West Virginia's come-from-behind 72-70 win over Louisville included several statistical extremes – any one of which could have spelled the difference between victory and defeat.

Usually, when analyzing the anatomy of a game, one or two numbers stand out. It might be a high number in the turnover column, or a low number in shooting percentage, but often its an indicator of the outcome. This one, however, had several stats which leaped off the scorecard, and not all of them were in favor of the Mountaineers.

First was WVU's awesome rebounding advantage. West Virginia had as many offensive rebounds (25) as the Cardinals had overall, and that helped WVU offset a 33.9% shooting mark for the game. West Virginia piled up a 22-4 advantage in the second chance points department, which canceled out the shooting advantage the Cards enjoyed. Even though the visitors shot 50% from the field, they weren't able to overcome the second and third chances West Virginia got on many trips. WVU totaled 49 rebounds to Louisville's 25, and held the Cardinals to just seven on the offensive end.

Normally, such a huge advantage would indicate a solid win, but it was negated by WVU's awful marksmanship from the 3-point line. WVU was just 4-24 from beyond the arc, and stood at a hideous 2-22 until Casey Mitchell made two in the final 18 seconds. As I noted coming down the stretch, if WVU had just shot badly from long range, it would have been ahead by eight or ten points instead of trailing by five in the late stages. Mitchell's resuscitation made that statistic little-noticed in the post game analysis, but it was a key factor that kept Louisville in front down the stretch until the final second of the game. And strangely enough, WVU has won its last four games in which it has shot 16.7% or worse from downtown.

Bouncing things back in the other direction, though, was WVU's free throw shooting. Discounting a 7-7 performance from the line against Marquette, the Mountaineers were a season-best 26-29 from the free throw line. Joe Mazzulla was the only WVU player to miss, and he was still a respectable 5-8 from the line. Everyone else, including Cam Thoroughman (60% on the season) and Kevin Jones (58%) were on target all afternoon. Things were going so well for WVU at the stripe that even when it tried to miss, it went in. Truck Bryant, after making the first of two free throws with .6 seconds remaining, was instructed to miss the second to get the clock started. Bryant aimed a line drive at the front of the rim, but it bounced up, rattled around and went in.

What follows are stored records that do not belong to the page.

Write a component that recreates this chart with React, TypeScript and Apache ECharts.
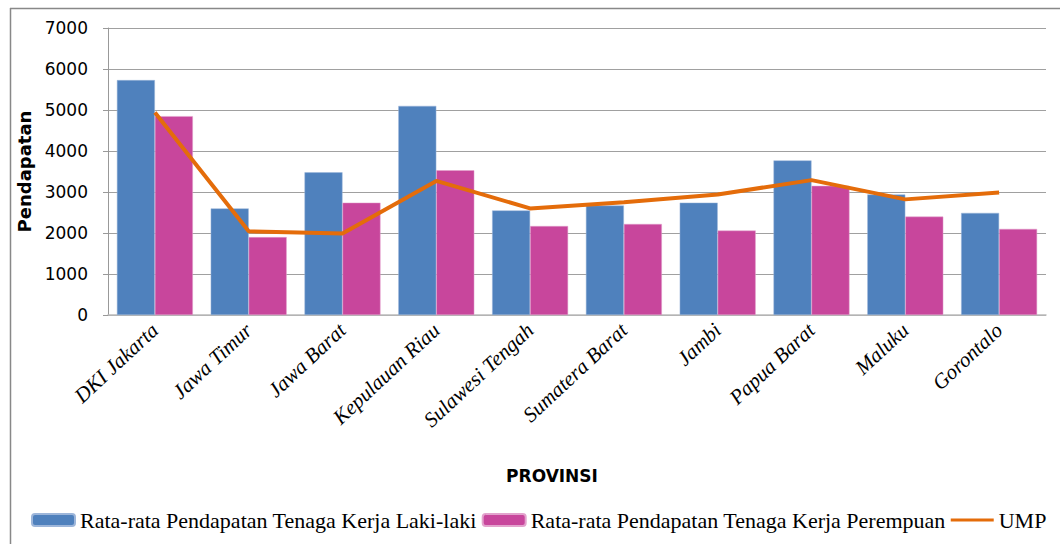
import React, { useEffect, useRef } from "react";
import * as echarts from "echarts";

const categories = [
  "DKI Jakarta",
  "Jawa Timur",
  "Jawa Barat",
  "Kepulauan Riau",
  "Sulawesi Tengah",
  "Sumatera Barat",
  "Jambi",
  "Papua Barat",
  "Maluku",
  "Gorontalo",
];
const lakiLaki = [5730, 2600, 3480, 5100, 2550, 2670, 2740, 3770, 2940, 2490];
const perempuan = [4850, 1900, 2740, 3530, 2170, 2220, 2060, 3150, 2400, 2100];
const ump = [4940, 2040, 1990, 3270, 2600, 2750, 2940, 3290, 2820, 2990];
const seriesNames = [
  "Rata-rata Pendapatan Tenaga Kerja Laki-laki",
  "Rata-rata Pendapatan Tenaga Kerja Perempuan",
  "UMP",
];

export default function App() {
  const ref = useRef<HTMLDivElement>(null);
  useEffect(() => {
    if (!ref.current) return;
    const chart = echarts.init(ref.current, null, { renderer: "svg" });
    chart.setOption({
      animation: false,
      backgroundColor: "#ffffff",
      grid: { left: 108, right: 14, top: 28, bottom: 229, containLabel: false },
      legend: {
        left: 26,
        top: 504,
        itemWidth: 43,
        itemHeight: 12,
        itemGap: 5,
        textStyle: { fontFamily: "Liberation Serif", fontSize: 22, color: "#000" },
        data: [
          { name: seriesNames[0] },
          { name: seriesNames[1] },
          { name: seriesNames[2], icon: "path://M0,0 L0,0 M0,4.5 L43,4.5 L43,7.5 L0,7.5 Z M43,12 L43,12" },
        ],
      },
      graphic: [
        { type: "line", shape: { x1: 10, y1: 8.5, x2: 1060, y2: 8.5 }, style: { stroke: "#888", lineWidth: 1.5 } },
        { type: "line", shape: { x1: 10.5, y1: 8, x2: 10.5, y2: 544 }, style: { stroke: "#888", lineWidth: 1.5 } },
      ],
      xAxis: {
        type: "category",
        data: categories,
        name: "PROVINSI",
        nameLocation: "middle",
        nameGap: 152,
        nameTextStyle: {
          fontFamily: "DejaVu Sans",
          fontWeight: "bold",
          fontSize: 17,
          color: "#000",
          padding: [0, 50, 0, 0],
        },
        axisLine: { lineStyle: { color: "#bbb", width: 1.5 } },
        axisTick: { show: false },
        axisLabel: {
          rotate: 43,
          margin: 12,
          interval: 0,
          fontFamily: "Liberation Serif",
          fontStyle: "italic",
          fontSize: 21,
          color: "#000",
        },
      },
      yAxis: {
        type: "value",
        min: 0,
        max: 7000,
        interval: 1000,
        name: "Pendapatan",
        nameLocation: "middle",
        nameRotate: 90,
        nameGap: 70,
        nameTextStyle: { fontFamily: "DejaVu Sans", fontWeight: "bold", fontSize: 18, color: "#000" },
        axisLine: { show: true, lineStyle: { color: "#999", width: 1 } },
        axisTick: { show: true, length: 5, lineStyle: { color: "#999" } },
        axisLabel: {
          margin: 20,
          fontFamily: "DejaVu Sans",
          fontSize: 17,
          color: "#000",
          formatter: (v: number) => String(v),
        },
        splitLine: { lineStyle: { color: "#a0a0a0", width: 1.2 } },
      },
      series: [
        {
          name: seriesNames[0],
          type: "bar",
          data: lakiLaki,
          barGap: "0%",
          barCategoryGap: "19%",
          itemStyle: { color: "#4F81BD", borderColor: "#9db6da", borderWidth: 0.5 },
        },
        {
          name: seriesNames[1],
          type: "bar",
          data: perempuan,
          barGap: "0%",
          barCategoryGap: "19%",
          itemStyle: { color: "#C8469C", borderColor: "#e3a3cd", borderWidth: 0.5 },
        },
        {
          name: seriesNames[2],
          type: "line",
          data: ump,
          symbol: "none",
          lineStyle: { color: "#E46C0A", width: 4 },
          itemStyle: { color: "#E46C0A" },
        },
      ],
    });
    return () => chart.dispose();
  }, []);
  return <div ref={ref} style={{ width: 1060, height: 544, position: "absolute", left: 0, top: 0 }} />;
}
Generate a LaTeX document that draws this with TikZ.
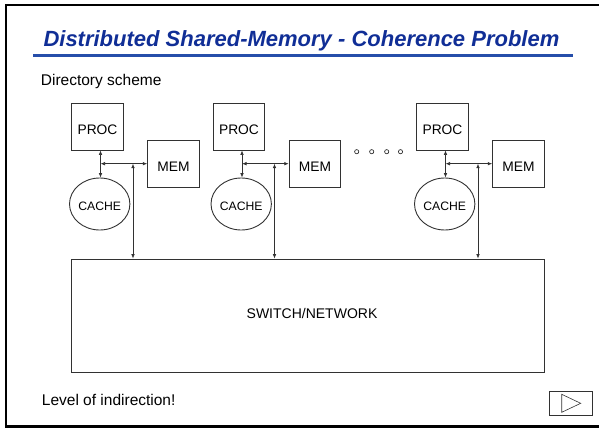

Compare those numbers to Louisville's. The Cards shot a solid 22-32, but had seven misses in the first half as WVU built its lead, and also had a critical miss with 17 seconds to go. Peyton Siva's final miss of the evening gave Mitchell the chance to tie the score with his second three, and was, among the Cards' ten misses, easily the biggest of the day.

Finally, there were blocked shots. WVU's total of six wasn't an eye-popping number, but the fact that they all came from John Flowers was at least a bit unusual. It's no surprise when Flowers rejects shots, as he's far and away the team leader with 73 swats, but the manner in which he got them had a great impact on the game. Coming from off the ball, Flowers prevented several Louisville shots off penetration from getting close to the rim, and his presence clearly had an impact on Louisville's inside game. The Cardinals ran a high ball screen almost exclusively in the second half, but Cardinal guards that made it into the lane had to be keeping an eye out for Flowers. Again, compare that to Louisville, which managed just one block despite fielding Gorgui Dieng, Terrence Jennings and Stephan Van Treese. While WVU wasn't dominating in the paint, it got most of its shots away without harassment, and managed 16 points in the lane against the Cardinals' 2-3 match-up zone.

There were even more statistical oddities. Kevin Jones had recorded a double-double before the final media timeout of the first half. West Virginia had seven turnovers in the first 7:43 of the game. The Mountaineers won despite shooting 33.9% for the game, and while clanking all 12 of its 3-point attempts in the first half. Joe Mazzulla had a box score consisting mostly of fives: five made free throws, five rebound, five fouls, five points, five assists and five steals in 35 minutes of action.

Trying to make sense of all these numbers is, in the end, a bit like trying to comprehend everything that happened in the final half-minute of the game. It's probably easier, in the long run, to just enjoy this game and its result as one of the classic Mountaineer comebacks.